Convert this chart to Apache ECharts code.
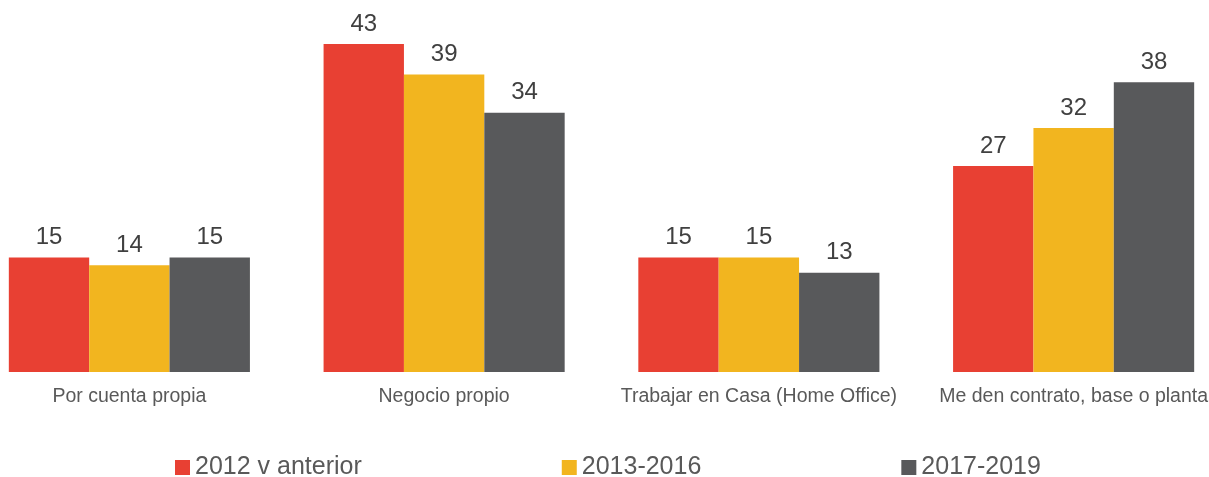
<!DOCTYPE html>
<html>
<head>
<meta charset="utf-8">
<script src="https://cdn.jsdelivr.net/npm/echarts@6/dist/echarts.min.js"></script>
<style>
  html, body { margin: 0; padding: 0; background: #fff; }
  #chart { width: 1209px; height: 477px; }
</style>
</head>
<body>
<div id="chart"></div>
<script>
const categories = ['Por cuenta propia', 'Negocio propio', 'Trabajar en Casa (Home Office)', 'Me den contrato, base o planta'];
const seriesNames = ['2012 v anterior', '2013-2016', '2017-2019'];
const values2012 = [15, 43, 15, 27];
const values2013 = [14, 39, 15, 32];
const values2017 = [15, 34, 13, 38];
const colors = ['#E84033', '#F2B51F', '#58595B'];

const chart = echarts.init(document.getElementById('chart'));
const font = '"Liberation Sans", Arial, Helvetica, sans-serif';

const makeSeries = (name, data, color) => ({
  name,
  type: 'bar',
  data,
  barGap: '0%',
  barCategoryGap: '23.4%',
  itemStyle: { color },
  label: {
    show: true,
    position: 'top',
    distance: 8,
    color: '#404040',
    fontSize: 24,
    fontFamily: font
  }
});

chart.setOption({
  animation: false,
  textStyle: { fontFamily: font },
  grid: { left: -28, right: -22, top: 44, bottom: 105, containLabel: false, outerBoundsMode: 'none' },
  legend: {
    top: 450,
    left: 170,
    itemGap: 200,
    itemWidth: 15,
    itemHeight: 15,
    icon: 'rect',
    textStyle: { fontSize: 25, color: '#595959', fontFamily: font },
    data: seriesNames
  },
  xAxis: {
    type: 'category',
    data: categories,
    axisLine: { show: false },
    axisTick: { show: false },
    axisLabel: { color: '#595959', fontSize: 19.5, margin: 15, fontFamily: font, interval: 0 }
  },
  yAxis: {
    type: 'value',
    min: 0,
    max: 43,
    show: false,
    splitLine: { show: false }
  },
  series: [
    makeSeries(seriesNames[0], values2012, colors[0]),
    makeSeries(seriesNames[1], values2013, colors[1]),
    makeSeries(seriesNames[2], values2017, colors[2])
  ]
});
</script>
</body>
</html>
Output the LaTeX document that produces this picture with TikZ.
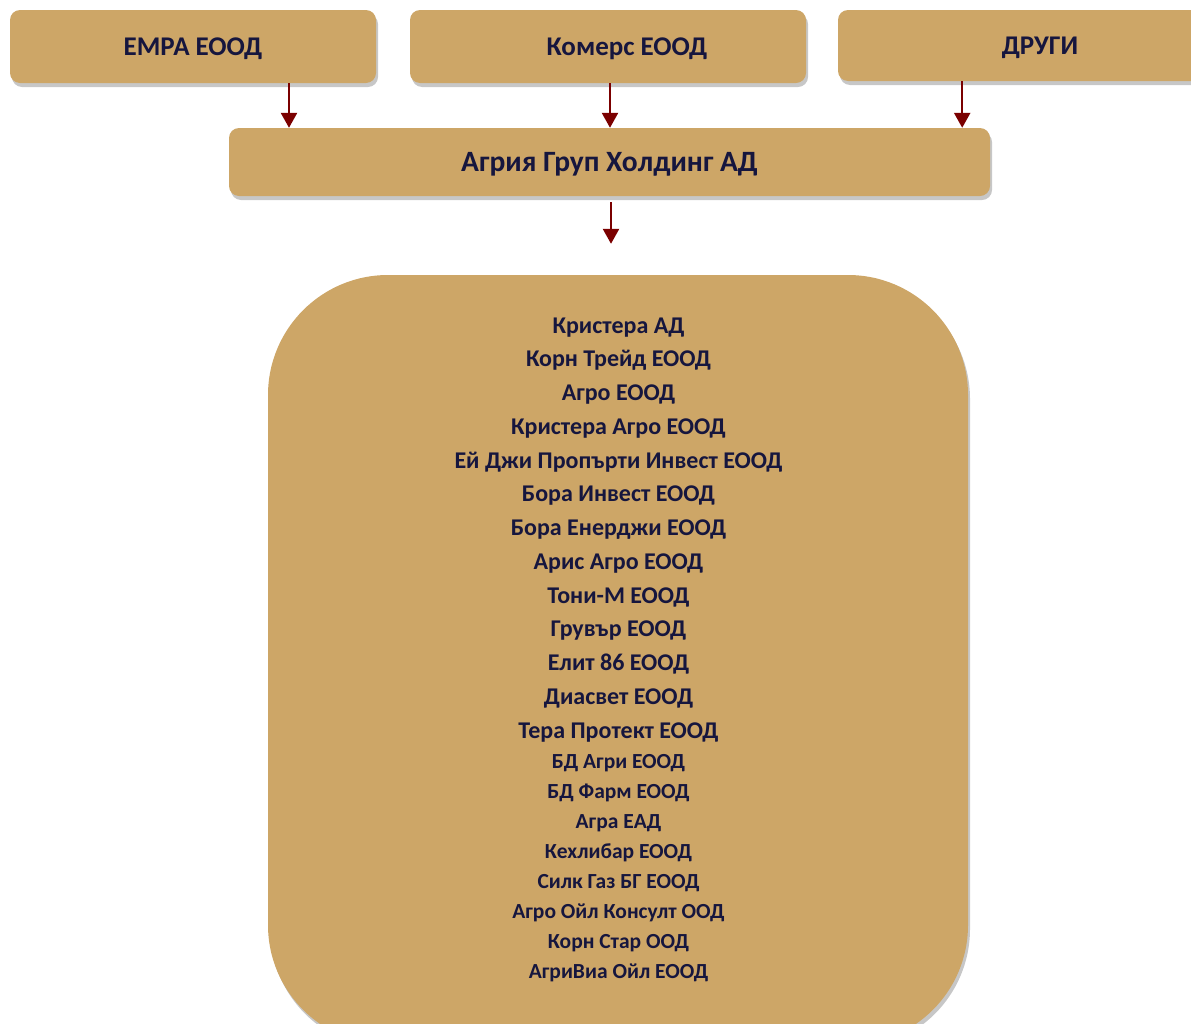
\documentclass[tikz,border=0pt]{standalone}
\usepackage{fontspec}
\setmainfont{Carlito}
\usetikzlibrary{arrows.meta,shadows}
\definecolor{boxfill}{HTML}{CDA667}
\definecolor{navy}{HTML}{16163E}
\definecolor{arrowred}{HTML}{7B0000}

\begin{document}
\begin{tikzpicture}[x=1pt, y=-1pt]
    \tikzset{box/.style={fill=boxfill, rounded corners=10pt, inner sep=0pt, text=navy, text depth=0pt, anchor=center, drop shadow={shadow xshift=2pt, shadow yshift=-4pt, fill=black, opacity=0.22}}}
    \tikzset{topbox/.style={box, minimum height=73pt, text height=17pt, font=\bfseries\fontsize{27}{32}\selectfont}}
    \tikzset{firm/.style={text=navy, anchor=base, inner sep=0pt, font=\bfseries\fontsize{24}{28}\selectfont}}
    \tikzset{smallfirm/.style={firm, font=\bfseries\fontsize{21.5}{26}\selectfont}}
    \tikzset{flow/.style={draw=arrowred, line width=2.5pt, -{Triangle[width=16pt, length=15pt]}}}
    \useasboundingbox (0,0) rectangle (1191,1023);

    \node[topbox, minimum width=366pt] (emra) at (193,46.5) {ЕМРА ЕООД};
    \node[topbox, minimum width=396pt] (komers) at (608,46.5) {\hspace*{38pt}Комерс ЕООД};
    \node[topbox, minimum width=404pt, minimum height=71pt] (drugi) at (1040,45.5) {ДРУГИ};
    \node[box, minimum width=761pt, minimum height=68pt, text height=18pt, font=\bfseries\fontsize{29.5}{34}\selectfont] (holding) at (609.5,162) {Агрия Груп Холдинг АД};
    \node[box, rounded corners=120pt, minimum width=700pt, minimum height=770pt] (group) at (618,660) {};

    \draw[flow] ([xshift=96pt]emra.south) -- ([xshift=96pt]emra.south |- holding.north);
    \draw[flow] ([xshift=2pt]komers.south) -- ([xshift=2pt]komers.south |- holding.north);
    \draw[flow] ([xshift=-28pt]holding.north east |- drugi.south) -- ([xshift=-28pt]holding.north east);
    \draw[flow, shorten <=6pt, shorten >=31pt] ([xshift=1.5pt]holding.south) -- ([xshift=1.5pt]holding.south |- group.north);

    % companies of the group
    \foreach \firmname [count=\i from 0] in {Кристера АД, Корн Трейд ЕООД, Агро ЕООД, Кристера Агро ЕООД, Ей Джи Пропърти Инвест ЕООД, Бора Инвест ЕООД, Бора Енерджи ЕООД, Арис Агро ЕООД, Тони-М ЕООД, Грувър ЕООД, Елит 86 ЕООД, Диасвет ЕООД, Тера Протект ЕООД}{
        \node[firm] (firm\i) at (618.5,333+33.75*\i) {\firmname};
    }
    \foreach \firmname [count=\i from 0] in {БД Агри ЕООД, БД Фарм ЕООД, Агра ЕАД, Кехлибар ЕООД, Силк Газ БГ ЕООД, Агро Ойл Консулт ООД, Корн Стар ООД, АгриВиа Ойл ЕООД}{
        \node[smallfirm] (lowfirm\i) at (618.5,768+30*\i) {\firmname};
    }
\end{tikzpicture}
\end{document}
_ _ _ _
### Task directions
Every entry should be returned exactly as written, minus the pictures.

### Worked solution
Convert this chart to Apache ECharts code.
<!DOCTYPE html>
<html>
<head>
<meta charset="utf-8">
<script src="https://cdn.jsdelivr.net/npm/echarts@6/dist/echarts.min.js"></script>
<style>
  html, body { margin: 0; padding: 0; background: #fff; }
  #chart { width: 1209px; height: 477px; }
</style>
</head>
<body>
<div id="chart"></div>
<script>
const categories = ['Por cuenta propia', 'Negocio propio', 'Trabajar en Casa (Home Office)', 'Me den contrato, base o planta'];
const seriesNames = ['2012 v anterior', '2013-2016', '2017-2019'];
const values2012 = [15, 43, 15, 27];
const values2013 = [14, 39, 15, 32];
const values2017 = [15, 34, 13, 38];
const colors = ['#E84033', '#F2B51F', '#58595B'];

const chart = echarts.init(document.getElementById('chart'));
const font = '"Liberation Sans", Arial, Helvetica, sans-serif';

const makeSeries = (name, data, color) => ({
  name,
  type: 'bar',
  data,
  barGap: '0%',
  barCategoryGap: '23.4%',
  itemStyle: { color },
  label: {
    show: true,
    position: 'top',
    distance: 8,
    color: '#404040',
    fontSize: 24,
    fontFamily: font
  }
});

chart.setOption({
  animation: false,
  textStyle: { fontFamily: font },
  grid: { left: -28, right: -22, top: 44, bottom: 105, containLabel: false, outerBoundsMode: 'none' },
  legend: {
    top: 450,
    left: 170,
    itemGap: 200,
    itemWidth: 15,
    itemHeight: 15,
    icon: 'rect',
    textStyle: { fontSize: 25, color: '#595959', fontFamily: font },
    data: seriesNames
  },
  xAxis: {
    type: 'category',
    data: categories,
    axisLine: { show: false },
    axisTick: { show: false },
    axisLabel: { color: '#595959', fontSize: 19.5, margin: 15, fontFamily: font, interval: 0 }
  },
  yAxis: {
    type: 'value',
    min: 0,
    max: 43,
    show: false,
    splitLine: { show: false }
  },
  series: [
    makeSeries(seriesNames[0], values2012, colors[0]),
    makeSeries(seriesNames[1], values2013, colors[1]),
    makeSeries(seriesNames[2], values2017, colors[2])
  ]
});
</script>
</body>
</html>
Output the LaTeX document that produces this picture with TikZ.
\documentclass[tikz,border=0pt]{standalone}
\usepackage{fontspec}
\setmainfont{Carlito}
\usetikzlibrary{arrows.meta,shadows}
\definecolor{boxfill}{HTML}{CDA667}
\definecolor{navy}{HTML}{16163E}
\definecolor{arrowred}{HTML}{7B0000}

\begin{document}
\begin{tikzpicture}[x=1pt, y=-1pt]
    \tikzset{box/.style={fill=boxfill, rounded corners=10pt, inner sep=0pt, text=navy, text depth=0pt, anchor=center, drop shadow={shadow xshift=2pt, shadow yshift=-4pt, fill=black, opacity=0.22}}}
    \tikzset{topbox/.style={box, minimum height=73pt, text height=17pt, font=\bfseries\fontsize{27}{32}\selectfont}}
    \tikzset{firm/.style={text=navy, anchor=base, inner sep=0pt, font=\bfseries\fontsize{24}{28}\selectfont}}
    \tikzset{smallfirm/.style={firm, font=\bfseries\fontsize{21.5}{26}\selectfont}}
    \tikzset{flow/.style={draw=arrowred, line width=2.5pt, -{Triangle[width=16pt, length=15pt]}}}
    \useasboundingbox (0,0) rectangle (1191,1023);

    \node[topbox, minimum width=366pt] (emra) at (193,46.5) {ЕМРА ЕООД};
    \node[topbox, minimum width=396pt] (komers) at (608,46.5) {\hspace*{38pt}Комерс ЕООД};
    \node[topbox, minimum width=404pt, minimum height=71pt] (drugi) at (1040,45.5) {ДРУГИ};
    \node[box, minimum width=761pt, minimum height=68pt, text height=18pt, font=\bfseries\fontsize{29.5}{34}\selectfont] (holding) at (609.5,162) {Агрия Груп Холдинг АД};
    \node[box, rounded corners=120pt, minimum width=700pt, minimum height=770pt] (group) at (618,660) {};

    \draw[flow] ([xshift=96pt]emra.south) -- ([xshift=96pt]emra.south |- holding.north);
    \draw[flow] ([xshift=2pt]komers.south) -- ([xshift=2pt]komers.south |- holding.north);
    \draw[flow] ([xshift=-28pt]holding.north east |- drugi.south) -- ([xshift=-28pt]holding.north east);
    \draw[flow, shorten <=6pt, shorten >=31pt] ([xshift=1.5pt]holding.south) -- ([xshift=1.5pt]holding.south |- group.north);

    % companies of the group
    \foreach \firmname [count=\i from 0] in {Кристера АД, Корн Трейд ЕООД, Агро ЕООД, Кристера Агро ЕООД, Ей Джи Пропърти Инвест ЕООД, Бора Инвест ЕООД, Бора Енерджи ЕООД, Арис Агро ЕООД, Тони-М ЕООД, Грувър ЕООД, Елит 86 ЕООД, Диасвет ЕООД, Тера Протект ЕООД}{
        \node[firm] (firm\i) at (618.5,333+33.75*\i) {\firmname};
    }
    \foreach \firmname [count=\i from 0] in {БД Агри ЕООД, БД Фарм ЕООД, Агра ЕАД, Кехлибар ЕООД, Силк Газ БГ ЕООД, Агро Ойл Консулт ООД, Корн Стар ООД, АгриВиа Ойл ЕООД}{
        \node[smallfirm] (lowfirm\i) at (618.5,768+30*\i) {\firmname};
    }
\end{tikzpicture}
\end{document}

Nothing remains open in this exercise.